To do >>
Restate the full listing word for word and leave the pictures out.

┌────────

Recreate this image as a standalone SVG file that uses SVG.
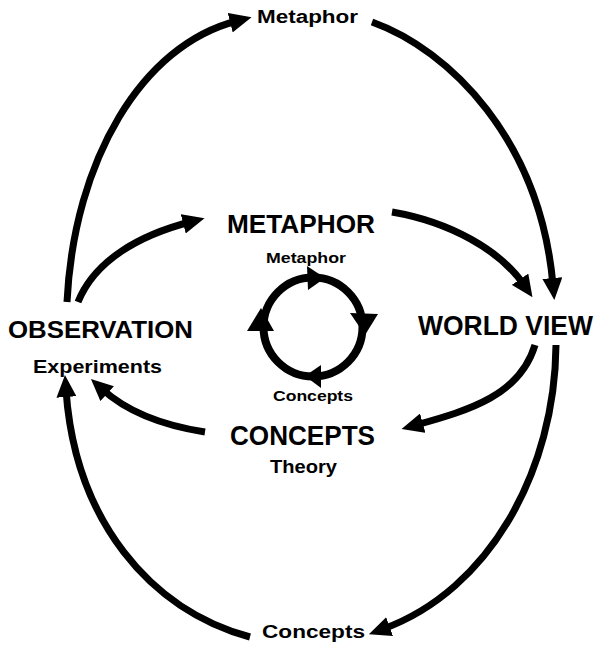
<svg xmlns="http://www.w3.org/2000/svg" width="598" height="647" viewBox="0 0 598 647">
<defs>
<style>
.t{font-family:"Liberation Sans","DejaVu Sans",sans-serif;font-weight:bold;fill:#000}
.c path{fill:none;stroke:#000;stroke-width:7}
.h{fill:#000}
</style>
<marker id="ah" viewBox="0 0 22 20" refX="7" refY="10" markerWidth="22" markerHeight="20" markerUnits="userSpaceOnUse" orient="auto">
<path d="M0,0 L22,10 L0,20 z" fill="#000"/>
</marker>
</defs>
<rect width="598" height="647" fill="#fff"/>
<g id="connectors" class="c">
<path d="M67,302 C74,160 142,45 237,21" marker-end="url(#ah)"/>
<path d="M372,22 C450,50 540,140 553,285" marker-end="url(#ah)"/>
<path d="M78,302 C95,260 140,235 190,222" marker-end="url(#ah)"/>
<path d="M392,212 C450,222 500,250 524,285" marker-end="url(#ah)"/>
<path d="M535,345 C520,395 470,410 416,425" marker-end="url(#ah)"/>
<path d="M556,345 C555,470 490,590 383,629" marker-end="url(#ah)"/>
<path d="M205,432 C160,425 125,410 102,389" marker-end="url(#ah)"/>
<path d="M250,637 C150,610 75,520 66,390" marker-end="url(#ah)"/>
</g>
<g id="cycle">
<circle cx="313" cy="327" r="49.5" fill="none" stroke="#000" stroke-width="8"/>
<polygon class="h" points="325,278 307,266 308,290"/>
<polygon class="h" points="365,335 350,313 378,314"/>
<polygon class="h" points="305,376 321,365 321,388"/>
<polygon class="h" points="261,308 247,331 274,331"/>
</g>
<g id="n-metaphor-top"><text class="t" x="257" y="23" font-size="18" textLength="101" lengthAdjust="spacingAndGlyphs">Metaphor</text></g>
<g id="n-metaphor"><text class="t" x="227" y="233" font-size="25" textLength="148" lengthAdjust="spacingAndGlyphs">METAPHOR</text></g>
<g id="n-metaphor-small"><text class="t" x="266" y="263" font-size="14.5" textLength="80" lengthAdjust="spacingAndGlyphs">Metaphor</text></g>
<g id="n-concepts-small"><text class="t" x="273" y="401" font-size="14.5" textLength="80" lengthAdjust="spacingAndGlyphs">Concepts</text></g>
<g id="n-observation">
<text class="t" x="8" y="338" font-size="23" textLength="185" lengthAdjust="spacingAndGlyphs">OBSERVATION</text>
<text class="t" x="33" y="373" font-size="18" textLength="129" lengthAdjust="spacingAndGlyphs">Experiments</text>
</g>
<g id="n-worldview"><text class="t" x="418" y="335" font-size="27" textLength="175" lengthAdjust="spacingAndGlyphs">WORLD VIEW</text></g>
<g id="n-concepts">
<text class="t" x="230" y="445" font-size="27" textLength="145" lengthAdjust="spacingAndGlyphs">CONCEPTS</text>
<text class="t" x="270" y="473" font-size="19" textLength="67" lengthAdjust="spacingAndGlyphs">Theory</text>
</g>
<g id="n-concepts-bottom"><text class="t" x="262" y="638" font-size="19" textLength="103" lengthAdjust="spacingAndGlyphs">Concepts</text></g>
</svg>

└────────

Exercise result >>
Recreate this image as a standalone SVG file that uses SVG.
<svg xmlns="http://www.w3.org/2000/svg" width="598" height="647" viewBox="0 0 598 647">
<defs>
<style>
.t{font-family:"Liberation Sans","DejaVu Sans",sans-serif;font-weight:bold;fill:#000}
.c path{fill:none;stroke:#000;stroke-width:7}
.h{fill:#000}
</style>
<marker id="ah" viewBox="0 0 22 20" refX="7" refY="10" markerWidth="22" markerHeight="20" markerUnits="userSpaceOnUse" orient="auto">
<path d="M0,0 L22,10 L0,20 z" fill="#000"/>
</marker>
</defs>
<rect width="598" height="647" fill="#fff"/>
<g id="connectors" class="c">
<path d="M67,302 C74,160 142,45 237,21" marker-end="url(#ah)"/>
<path d="M372,22 C450,50 540,140 553,285" marker-end="url(#ah)"/>
<path d="M78,302 C95,260 140,235 190,222" marker-end="url(#ah)"/>
<path d="M392,212 C450,222 500,250 524,285" marker-end="url(#ah)"/>
<path d="M535,345 C520,395 470,410 416,425" marker-end="url(#ah)"/>
<path d="M556,345 C555,470 490,590 383,629" marker-end="url(#ah)"/>
<path d="M205,432 C160,425 125,410 102,389" marker-end="url(#ah)"/>
<path d="M250,637 C150,610 75,520 66,390" marker-end="url(#ah)"/>
</g>
<g id="cycle">
<circle cx="313" cy="327" r="49.5" fill="none" stroke="#000" stroke-width="8"/>
<polygon class="h" points="325,278 307,266 308,290"/>
<polygon class="h" points="365,335 350,313 378,314"/>
<polygon class="h" points="305,376 321,365 321,388"/>
<polygon class="h" points="261,308 247,331 274,331"/>
</g>
<g id="n-metaphor-top"><text class="t" x="257" y="23" font-size="18" textLength="101" lengthAdjust="spacingAndGlyphs">Metaphor</text></g>
<g id="n-metaphor"><text class="t" x="227" y="233" font-size="25" textLength="148" lengthAdjust="spacingAndGlyphs">METAPHOR</text></g>
<g id="n-metaphor-small"><text class="t" x="266" y="263" font-size="14.5" textLength="80" lengthAdjust="spacingAndGlyphs">Metaphor</text></g>
<g id="n-concepts-small"><text class="t" x="273" y="401" font-size="14.5" textLength="80" lengthAdjust="spacingAndGlyphs">Concepts</text></g>
<g id="n-observation">
<text class="t" x="8" y="338" font-size="23" textLength="185" lengthAdjust="spacingAndGlyphs">OBSERVATION</text>
<text class="t" x="33" y="373" font-size="18" textLength="129" lengthAdjust="spacingAndGlyphs">Experiments</text>
</g>
<g id="n-worldview"><text class="t" x="418" y="335" font-size="27" textLength="175" lengthAdjust="spacingAndGlyphs">WORLD VIEW</text></g>
<g id="n-concepts">
<text class="t" x="230" y="445" font-size="27" textLength="145" lengthAdjust="spacingAndGlyphs">CONCEPTS</text>
<text class="t" x="270" y="473" font-size="19" textLength="67" lengthAdjust="spacingAndGlyphs">Theory</text>
</g>
<g id="n-concepts-bottom"><text class="t" x="262" y="638" font-size="19" textLength="103" lengthAdjust="spacingAndGlyphs">Concepts</text></g>
</svg>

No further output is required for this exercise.